The tendency of most of mankind is to take things for granted. We now take for granted the high standard of play at the top. It is not always beautiful. But then, South Africa and New Zealand have not always been pretty to watch either.

I am not saying that our standards are the equivalent of theirs, either at national or at club level. But a decade ago Harlequins, say, did not even play Wasps regularly. If they did meet, in a cup competition for instance, neither side would have been as big, fit or fast as their successors, even though the individual skills of particular players may have been just as great or greater.

No team of 30 years ago embodied those skills as productively as London Welsh. Before then, it should be remembered, they were a well-regarded side who had their ups and downs. They were not feared, as Coventry were, or regarded as a glamorous side, as Llanelli used to be, or both feared and regarded as glamorous, like Cardiff.

Of these sides - and others I have not mentioned - only Cardiff have maintained their reputation consistently over the years. Despite their win over Stade Francais last Saturday, witnessed by a crowd of under 2,000, Llanelli may now be embarking on the same downward run as London Welsh did, roughly after the English leagues were inaugurated.

London Welsh could even have joined the Welsh league. An invitation was extended but declined. When they were languishing in the lower English divisions, there were those (myself included) who thought they had been imprudent to refuse. Now, when they are fairly comfortably placed in Premiership Two, and the Welsh league is a mess, deserted by Cardiff and Swansea, it looks as if the decision to stay in England was wise.

All the exile clubs have performed well so far, the Scottish and the Irish better than the Welsh: but partly because they are all now open clubs. Scottish may go down at the end of the season with West Hartlepool, the permanent yo-yo of the new leagues. But they still managed to beat a virtually full-strength Bath on Saturday. Irish are adept at snatching defeat from the jaws of victory. If they had enjoyed a bit of luck, they could have been up with the leaders of the Premiership.

In a professional age the order of the exile clubs accurately reflects the relative wealth of their main supporters. Irish are supported by builders who never went near a university in their lives, except to erect a new building or two; Scottish by shrewd solicitors and weary accountants; and Welsh by romantic teachers who have degrees by the sackful but, alas, no spare cash.
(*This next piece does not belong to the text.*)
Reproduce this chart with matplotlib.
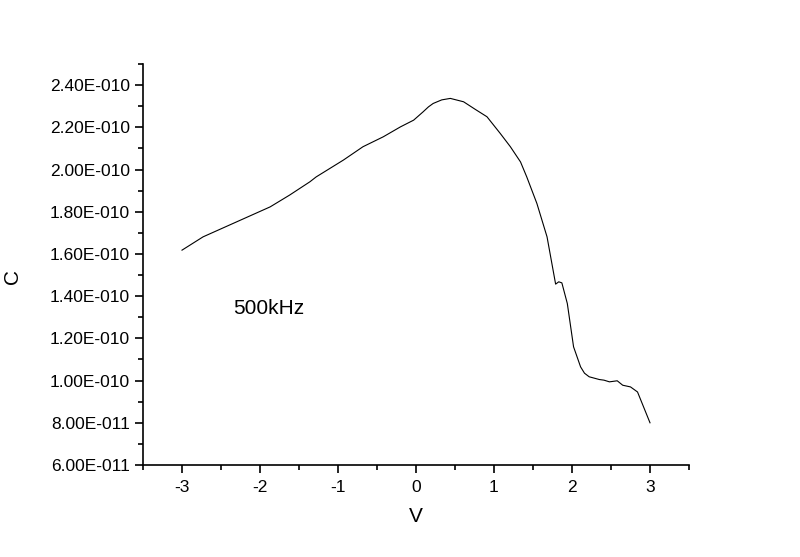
import numpy as np
import matplotlib
matplotlib.use("Agg")
import matplotlib.pyplot as plt
from matplotlib.ticker import MultipleLocator, FuncFormatter

# C-V curve at 500 kHz (C in units of 1e-10 F)
voltage = [-3.00, -2.73, -2.30, -1.87, -1.62, -1.36, -1.28, -0.93, -0.68, -0.42,
           -0.20, -0.03, 0.09, 0.16, 0.22, 0.33, 0.44, 0.61, 0.76, 0.91,
           1.08, 1.21, 1.34, 1.42, 1.55, 1.68, 1.79, 1.83, 1.87, 1.94,
           2.02, 2.11, 2.16, 2.22, 2.35, 2.41, 2.48, 2.58, 2.65, 2.75,
           2.84, 3.00]
cap_e10 = [1.618, 1.681, 1.752, 1.823, 1.879, 1.942, 1.965, 2.045, 2.108, 2.155,
           2.202, 2.234, 2.273, 2.297, 2.313, 2.330, 2.337, 2.321, 2.285, 2.250,
           2.171, 2.108, 2.036, 1.965, 1.839, 1.681, 1.457, 1.468, 1.463, 1.365,
           1.160, 1.065, 1.035, 1.018, 1.005, 1.002, 0.994, 0.999, 0.978, 0.970,
           0.946, 0.800]
label_text = "500kHz"

plt.rcParams['font.family'] = ['Liberation Sans', 'DejaVu Sans']

v = np.asarray(voltage)
c = np.asarray(cap_e10) * 1e-10


def origin_sci(val, pos):
    if val == 0:
        return "0"
    exp = int(np.floor(np.log10(abs(val))))
    mant = val / 10 ** exp
    if round(mant, 2) >= 10:
        mant /= 10; exp += 1
    sign = "-" if exp < 0 else "+"
    return f"{mant:.2f}E{sign}{abs(exp):03d}"


fig = plt.figure(figsize=(8, 5.57), dpi=100)
ax = fig.add_axes([143/800, 92/557, 546/800, 401/557])

ax.plot(v, c, color="black", lw=0.8)

ax.set_xlim(-3.5, 3.5)
ax.set_ylim(6e-11, 2.5e-10)
ax.xaxis.set_major_locator(MultipleLocator(1))
ax.xaxis.set_minor_locator(MultipleLocator(0.5))
ax.yaxis.set_major_locator(MultipleLocator(2e-11))
ax.yaxis.set_minor_locator(MultipleLocator(1e-11))
ax.yaxis.set_major_formatter(FuncFormatter(origin_sci))
ax.xaxis.set_major_formatter(FuncFormatter(lambda x, p: f"{x:.0f}"))

for s in ("top", "right"):
    ax.spines[s].set_visible(False)
for s in ("left", "bottom"):
    ax.spines[s].set_linewidth(1.2)

ax.tick_params(which="major", direction="out", length=6, width=1.2, labelsize=12.5, pad=3.5)
ax.tick_params(which="minor", direction="out", length=3.5, width=1.2)
ax.tick_params(axis="x", which="major", pad=5)

ax.set_xlabel("V", fontsize=15)
ax.set_ylabel("C", fontsize=15)
ax.xaxis.set_label_coords(0.5, -0.105)
ax.yaxis.set_label_coords(-0.222, 0.47)

ax.text(-2.35, 1.315e-10, label_text, fontsize=15, ha="left", va="baseline")

fig.savefig("out.png", dpi=100, facecolor="white")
Still, the journalist and former international flanker John Taylor (an old teacher himself) and some other supporters have worked wonders to restore the club's fortunes in the past couple of seasons.

In the press box last Saturday I had Les Cusworth, the Worcester director of rugby, on one side and Tim Glover, of this paper, on the other. I did not expect to meet the ghost of Christopher Wordsworth, but he was there all the same. He was one of The Observer's team of rugby writers, who died last month at the age of 83.
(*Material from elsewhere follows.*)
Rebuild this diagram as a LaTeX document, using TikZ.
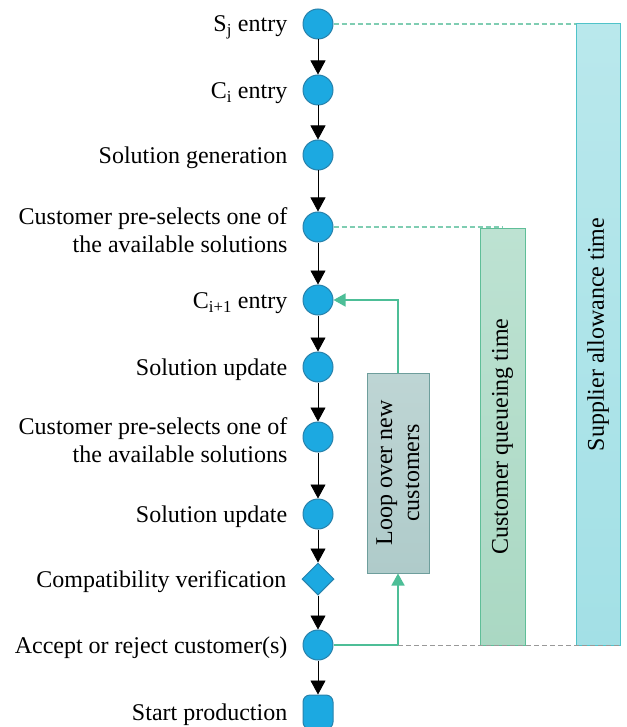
\documentclass[tikz,border=0pt]{standalone}
\usepackage{fontspec}
\setmainfont{Liberation Serif}
\usetikzlibrary{arrows.meta,positioning,shapes.geometric}
\definecolor{stepblue}{HTML}{1CA9E1}
\definecolor{stepedge}{HTML}{2882AC}
\definecolor{loopgreen}{HTML}{4DBE97}
\definecolor{dashgreen}{HTML}{7FCDB2}
\definecolor{supedge}{HTML}{4FC3C9}
\definecolor{queedge}{HTML}{5FBE98}
\definecolor{boxedge}{HTML}{6E9E9C}

\begin{document}
\begin{tikzpicture}[x=1pt, y=-1pt,
  event/.style={circle, draw=stepedge, fill=stepblue, line width=1pt,
                minimum size=30pt, inner sep=0pt},
  check/.style={diamond, draw=stepedge, fill=stepblue, line width=1pt,
                minimum size=32pt, inner sep=0pt},
  finish/.style={rectangle, rounded corners=7pt, draw=stepedge, fill=stepblue,
                 line width=1pt, minimum width=30pt, minimum height=34pt},
  lbl/.style={left=15pt of #1, yshift=-3pt, align=right, inner sep=0pt,
              font=\fontsize{24}{28}\selectfont},
  flow/.style={-{Triangle[length=14pt,width=15pt]}, line width=0.8pt},
  loopline/.style={loopgreen, line width=1.5pt},
  guide/.style={dashgreen, dash pattern=on 5pt off 3pt, line width=1.3pt},
  bar/.style={rectangle, draw=#1, line width=1pt, inner sep=0pt},
  vtext/.style={rotate=90, align=center, font=\fontsize{24}{27}\selectfont}]

  %% frame
  \useasboundingbox[fill=white] (0,0) rectangle (626,727);

  %% main chain of events
  \node[event]  (sj)    at (318,24)  {};
  \node[event]  (ci)    at (318,90)  {};
  \node[event]  (gen)   at (318,155) {};
  \node[event]  (pre1)  at (318,227) {};
  \node[event]  (cnext) at (318,300) {};
  \node[event]  (upd1)  at (318,367) {};
  \node[event]  (pre2)  at (318,437) {};
  \node[event]  (upd2)  at (318,514) {};
  \node[check]  (comp)  at (318,579) {};
  \node[event]  (acc)   at (318,645) {};
  \node[finish] (prod)  at (318,712) {};

  %% labels
  \node[lbl=sj]    {S\textsubscript{j} entry};
  \node[lbl=ci]    {C\textsubscript{i} entry};
  \node[lbl=gen]   {Solution generation};
  \node[lbl=pre1]  {Customer pre-selects one of\\the available solutions};
  \node[lbl=cnext] {C\textsubscript{i+1} entry};
  \node[lbl=upd1]  {Solution update};
  \node[lbl=pre2]  {Customer pre-selects one of\\the available solutions};
  \node[lbl=upd2]  {Solution update};
  \node[lbl=comp]  {Compatibility verification};
  \node[lbl=acc]   {Accept or reject customer(s)};
  \node[lbl=prod]  {Start production};

  %% arrows between events
  \foreach \a/\b in {sj/ci, ci/gen, gen/pre1, pre1/cnext, cnext/upd1,
                     upd1/pre2, pre2/upd2, upd2/comp, comp/acc, acc/prod}
    \draw[flow] (\a) -- (\b);

  %% time bars
  \coordinate (supc) at (598,334.5);
  \coordinate (quec) at (502.5,436.5);
  \draw[guide] (sj.east) -- (sj -| supc);
  \draw[guide] (pre1.east) -- (pre1 -| quec);
  \node[bar=supedge,
        top color={rgb,255:red,185;green,232;blue,236},
        bottom color={rgb,255:red,163;green,224;blue,230},
        minimum width=44pt, minimum height=621pt] (sup) at (supc) {};
  \node[vtext] at (sup) {Supplier allowance time};
  \node[bar=queedge,
        top color={rgb,255:red,189;green,226;blue,210},
        bottom color={rgb,255:red,170;green,216;blue,195},
        minimum width=45pt, minimum height=417pt] (que) at (quec) {};
  \node[vtext] at (que) {Customer queueing time};

  %% loop over new customers
  \node[bar=boxedge,
        top color={rgb,255:red,190;green,213;blue,212},
        bottom color={rgb,255:red,175;green,203;blue,202},
        minimum width=62pt, minimum height=200pt] (loop) at (398,473) {};
  \node[vtext] at (loop) {Loop over new\\customers};
  \coordinate (turn) at (loop.south |- acc);
  \draw[gray!80, dash pattern=on 5pt off 3pt, line width=0.9pt]
    (turn) -- (turn -| sup.east);
  \draw[loopline] (acc.east) -- (turn);
  \draw[loopline, -{Triangle[length=12pt,width=13pt]}] (turn) -- (loop.south);
  \draw[loopline, -{Triangle[length=12pt,width=13pt]}]
    (loop.north) |- (cnext.east);
\end{tikzpicture}
\end{document}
After the match, untipped cigarette between his lips, he would stay in the press box to write his report, striking metaphors and apt similes as abundant as currants in a welshcake. He was one of the few Englishmen actually to like the Welsh (Kingsley Amis and Ricky Bartlett were others), partly because he has spent a good deal of his unconventional life in the country. He reported matches until he was well into his seventies. It was his good fortune that he was at the height of his powers at the exact time when London Welsh were at the height of theirs.
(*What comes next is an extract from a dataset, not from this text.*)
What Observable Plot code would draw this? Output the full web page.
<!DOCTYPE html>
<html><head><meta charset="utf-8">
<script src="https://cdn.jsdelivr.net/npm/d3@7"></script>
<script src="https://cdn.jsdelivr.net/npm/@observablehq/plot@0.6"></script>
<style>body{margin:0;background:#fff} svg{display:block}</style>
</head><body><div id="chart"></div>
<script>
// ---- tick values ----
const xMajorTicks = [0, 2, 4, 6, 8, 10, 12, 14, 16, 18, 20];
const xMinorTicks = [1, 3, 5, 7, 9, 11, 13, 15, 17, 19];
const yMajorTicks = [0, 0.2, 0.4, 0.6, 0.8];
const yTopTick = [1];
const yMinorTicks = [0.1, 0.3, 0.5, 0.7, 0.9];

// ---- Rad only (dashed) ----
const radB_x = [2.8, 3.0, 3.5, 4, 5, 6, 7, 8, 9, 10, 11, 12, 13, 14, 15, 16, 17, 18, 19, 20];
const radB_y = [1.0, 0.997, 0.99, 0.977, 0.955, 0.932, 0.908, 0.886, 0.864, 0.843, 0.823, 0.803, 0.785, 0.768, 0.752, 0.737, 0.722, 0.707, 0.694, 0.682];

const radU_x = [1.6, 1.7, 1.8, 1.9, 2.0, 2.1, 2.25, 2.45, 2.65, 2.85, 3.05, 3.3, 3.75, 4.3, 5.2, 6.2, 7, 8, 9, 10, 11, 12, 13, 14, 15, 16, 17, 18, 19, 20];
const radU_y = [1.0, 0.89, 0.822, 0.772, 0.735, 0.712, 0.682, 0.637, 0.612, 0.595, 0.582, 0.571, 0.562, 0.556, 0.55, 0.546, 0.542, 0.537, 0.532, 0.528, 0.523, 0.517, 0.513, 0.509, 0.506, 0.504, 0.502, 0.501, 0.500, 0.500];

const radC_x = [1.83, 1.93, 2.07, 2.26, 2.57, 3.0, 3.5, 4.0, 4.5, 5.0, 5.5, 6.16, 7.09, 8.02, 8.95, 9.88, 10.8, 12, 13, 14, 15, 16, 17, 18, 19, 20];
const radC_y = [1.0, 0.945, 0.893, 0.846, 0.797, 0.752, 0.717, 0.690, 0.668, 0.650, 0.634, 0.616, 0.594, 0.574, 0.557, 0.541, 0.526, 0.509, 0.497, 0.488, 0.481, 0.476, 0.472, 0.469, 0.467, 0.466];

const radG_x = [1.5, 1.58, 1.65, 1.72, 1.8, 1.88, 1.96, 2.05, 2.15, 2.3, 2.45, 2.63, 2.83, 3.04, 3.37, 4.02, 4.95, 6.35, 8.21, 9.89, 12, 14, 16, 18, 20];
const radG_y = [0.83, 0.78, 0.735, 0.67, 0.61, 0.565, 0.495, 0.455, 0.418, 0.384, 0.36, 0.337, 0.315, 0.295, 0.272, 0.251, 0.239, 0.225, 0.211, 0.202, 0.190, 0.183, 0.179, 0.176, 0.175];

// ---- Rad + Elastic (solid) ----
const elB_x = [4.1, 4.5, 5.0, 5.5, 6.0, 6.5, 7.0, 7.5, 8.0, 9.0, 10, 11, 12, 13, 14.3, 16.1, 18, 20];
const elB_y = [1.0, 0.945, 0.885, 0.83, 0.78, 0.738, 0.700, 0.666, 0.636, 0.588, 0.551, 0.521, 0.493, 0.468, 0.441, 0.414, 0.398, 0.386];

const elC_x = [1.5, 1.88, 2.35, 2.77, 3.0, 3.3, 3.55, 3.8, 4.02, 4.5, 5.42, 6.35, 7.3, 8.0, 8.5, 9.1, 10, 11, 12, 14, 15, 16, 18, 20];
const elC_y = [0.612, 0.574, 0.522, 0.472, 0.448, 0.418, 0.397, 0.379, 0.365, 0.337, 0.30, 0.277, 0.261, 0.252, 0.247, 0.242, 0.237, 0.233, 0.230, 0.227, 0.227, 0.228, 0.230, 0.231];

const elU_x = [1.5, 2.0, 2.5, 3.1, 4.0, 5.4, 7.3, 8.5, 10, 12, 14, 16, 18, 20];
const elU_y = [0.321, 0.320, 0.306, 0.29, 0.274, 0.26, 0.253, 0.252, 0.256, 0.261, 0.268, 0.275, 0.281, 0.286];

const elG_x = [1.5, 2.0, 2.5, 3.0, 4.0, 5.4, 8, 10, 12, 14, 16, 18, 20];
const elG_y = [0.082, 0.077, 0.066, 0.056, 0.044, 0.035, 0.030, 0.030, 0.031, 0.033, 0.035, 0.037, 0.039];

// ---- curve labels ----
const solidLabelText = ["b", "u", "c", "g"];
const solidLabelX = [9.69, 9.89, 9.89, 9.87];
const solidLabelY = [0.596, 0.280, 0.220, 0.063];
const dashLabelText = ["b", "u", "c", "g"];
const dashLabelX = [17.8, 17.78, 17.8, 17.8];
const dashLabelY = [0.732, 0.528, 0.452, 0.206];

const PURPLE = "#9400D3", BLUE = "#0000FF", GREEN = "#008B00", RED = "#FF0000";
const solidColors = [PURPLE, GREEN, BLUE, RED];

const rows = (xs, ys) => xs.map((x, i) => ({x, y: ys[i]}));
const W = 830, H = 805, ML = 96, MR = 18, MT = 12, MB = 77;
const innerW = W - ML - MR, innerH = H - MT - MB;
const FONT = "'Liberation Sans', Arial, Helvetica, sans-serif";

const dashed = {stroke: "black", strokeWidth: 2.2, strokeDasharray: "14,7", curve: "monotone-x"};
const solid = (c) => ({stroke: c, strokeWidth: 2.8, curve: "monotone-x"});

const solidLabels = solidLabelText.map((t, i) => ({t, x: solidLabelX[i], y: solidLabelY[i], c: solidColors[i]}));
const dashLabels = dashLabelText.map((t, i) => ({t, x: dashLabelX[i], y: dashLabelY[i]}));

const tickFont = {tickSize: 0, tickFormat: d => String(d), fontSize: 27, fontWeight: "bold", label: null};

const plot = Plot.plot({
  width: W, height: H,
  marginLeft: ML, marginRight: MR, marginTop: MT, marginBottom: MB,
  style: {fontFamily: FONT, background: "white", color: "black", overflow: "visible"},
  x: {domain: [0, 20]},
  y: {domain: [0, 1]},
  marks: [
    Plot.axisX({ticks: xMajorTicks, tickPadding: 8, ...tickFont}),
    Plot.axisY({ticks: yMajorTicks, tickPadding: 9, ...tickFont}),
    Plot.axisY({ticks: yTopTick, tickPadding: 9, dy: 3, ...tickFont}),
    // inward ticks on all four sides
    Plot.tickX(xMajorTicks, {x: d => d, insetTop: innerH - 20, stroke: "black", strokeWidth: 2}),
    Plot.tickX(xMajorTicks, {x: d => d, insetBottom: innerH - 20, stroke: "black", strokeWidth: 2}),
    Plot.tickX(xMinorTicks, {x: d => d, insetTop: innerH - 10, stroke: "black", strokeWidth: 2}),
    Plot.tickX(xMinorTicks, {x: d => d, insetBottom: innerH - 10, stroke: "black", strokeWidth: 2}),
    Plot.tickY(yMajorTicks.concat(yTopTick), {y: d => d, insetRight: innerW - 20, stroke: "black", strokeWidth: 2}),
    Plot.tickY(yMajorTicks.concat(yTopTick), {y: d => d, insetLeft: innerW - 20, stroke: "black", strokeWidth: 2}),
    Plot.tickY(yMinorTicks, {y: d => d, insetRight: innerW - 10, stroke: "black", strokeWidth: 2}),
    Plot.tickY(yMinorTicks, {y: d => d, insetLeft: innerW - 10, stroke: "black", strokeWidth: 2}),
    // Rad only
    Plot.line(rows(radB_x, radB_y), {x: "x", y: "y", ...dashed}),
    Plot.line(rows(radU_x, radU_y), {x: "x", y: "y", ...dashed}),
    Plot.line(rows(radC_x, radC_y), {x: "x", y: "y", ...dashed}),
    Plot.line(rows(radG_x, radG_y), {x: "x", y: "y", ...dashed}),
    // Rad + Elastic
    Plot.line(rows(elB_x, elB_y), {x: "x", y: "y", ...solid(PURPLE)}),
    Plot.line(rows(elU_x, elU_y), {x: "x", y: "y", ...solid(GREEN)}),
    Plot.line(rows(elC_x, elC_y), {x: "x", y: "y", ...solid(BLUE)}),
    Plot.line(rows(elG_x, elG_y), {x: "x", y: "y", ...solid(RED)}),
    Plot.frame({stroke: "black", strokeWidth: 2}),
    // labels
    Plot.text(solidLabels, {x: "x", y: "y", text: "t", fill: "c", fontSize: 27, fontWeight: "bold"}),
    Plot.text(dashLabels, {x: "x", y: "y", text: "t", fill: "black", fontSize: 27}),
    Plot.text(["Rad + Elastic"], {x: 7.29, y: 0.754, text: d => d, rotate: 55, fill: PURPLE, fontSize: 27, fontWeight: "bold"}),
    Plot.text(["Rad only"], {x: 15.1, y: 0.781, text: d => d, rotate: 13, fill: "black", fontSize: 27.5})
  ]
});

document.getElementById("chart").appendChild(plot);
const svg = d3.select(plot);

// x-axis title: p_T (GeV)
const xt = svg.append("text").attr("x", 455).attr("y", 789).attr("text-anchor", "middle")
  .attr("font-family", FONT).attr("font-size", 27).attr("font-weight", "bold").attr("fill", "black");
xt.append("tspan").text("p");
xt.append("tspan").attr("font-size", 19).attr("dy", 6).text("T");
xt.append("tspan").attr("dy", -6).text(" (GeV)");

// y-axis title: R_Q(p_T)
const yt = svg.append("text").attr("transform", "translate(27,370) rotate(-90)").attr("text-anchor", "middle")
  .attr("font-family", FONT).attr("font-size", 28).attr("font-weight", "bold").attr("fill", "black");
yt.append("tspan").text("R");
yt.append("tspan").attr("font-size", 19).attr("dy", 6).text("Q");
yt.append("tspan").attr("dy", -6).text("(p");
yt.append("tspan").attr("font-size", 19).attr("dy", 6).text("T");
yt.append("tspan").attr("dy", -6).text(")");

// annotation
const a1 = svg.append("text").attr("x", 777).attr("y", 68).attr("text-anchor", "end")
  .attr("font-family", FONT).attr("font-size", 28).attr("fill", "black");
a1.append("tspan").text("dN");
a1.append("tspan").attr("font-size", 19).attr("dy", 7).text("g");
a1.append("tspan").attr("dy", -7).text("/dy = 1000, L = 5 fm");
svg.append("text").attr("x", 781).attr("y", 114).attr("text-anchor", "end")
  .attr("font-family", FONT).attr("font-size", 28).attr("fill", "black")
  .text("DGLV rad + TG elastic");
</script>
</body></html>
If Wordsworth had been at Old Deer Park he would not, I think, have enjoyed himself greatly. As someone who had once literally lived off the land, he would not have minded the rain or, if he did, he would have put up with it. He would almost certainly have disliked the new London Welsh outfit of dark red (almost maroon) jersey with two horizontal black stripes, black shorts, and red and black stockings. What, he would have wanted to know, was wrong with the old kit of scarlet jersey, white shorts and scarlet stockings? But most of all he would have been disappointed with the rugby. O my Gerald and my Mervyn long ago!